Drought statistics and attitudes of young farmers – Part 1

Drought Part 1

Drought is a worldwide occurrence. What makes drought difficult to manage, however, is that it is erratic. In other words, unlike natural disasters such as hurricanes, drought tends to sneak up and stay for as long as it likes. Today, we have a look at drought statistics.

Drought types

The National Centers for Environmental Information (NOAA) lists four types of drought:

  • Meteorological drought is when dry weather patterns affect an area.
  • Hydrological drought is when there is a marked low water supply.
  • Agricultural drought is when crops are affected.
  • Socioeconomic drought is when the demand for goods exceeds supply.

The cost of drought

As you will see from global drought statistics, drought is a billion dollar disaster event. In a study of the cost of drought, the NOAA saw drought second to only tropical cyclones. Coming in at $22.3 billion per event, since 1980, tropical cyclones have caused more than half of the total losses from billion-dollar US climate disasters. Drought comes in at $9.6 billion per event. If disaster stats interest you, the ways of calculating price tags in the US is given on the NOAA website.

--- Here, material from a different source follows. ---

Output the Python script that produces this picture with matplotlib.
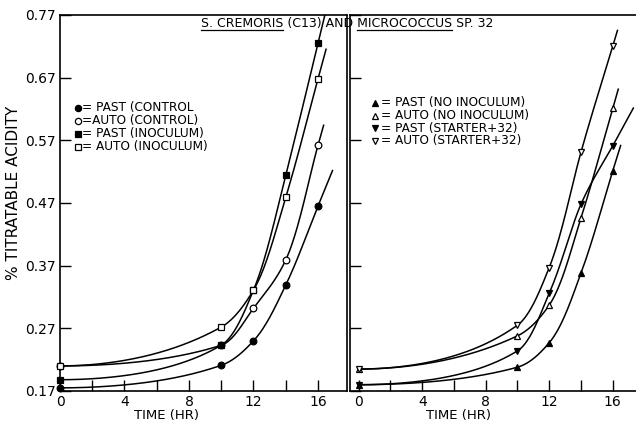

The impact of drought in South Africa

AgriSA’s Agricultural Drought Report for 2019 listed similarly disturbing numbers for South Africa. The agricultural sector, for example, lost 31,000 jobs and R 7 billion in turnover. In 2018, Cape Argus also wrote that drought had cost Cape agriculture R 5.9 billion in revenue. And they were right to say that the effect would be felt for the next two to three years.

Drought statistics

If we take a look at AgriSA’s 2020 report, we find a less than positive outlook for farmers. At the AgriSA press briefing in November 2019, the panel asked government to acknowledge the drought as a crisis and to put in place measures that will lessen the effects of the drought. Executive director of AgriSA, Omri van Zyl, also said: “The number one priority is that South Africa remains food secure – which it is already battling to do.”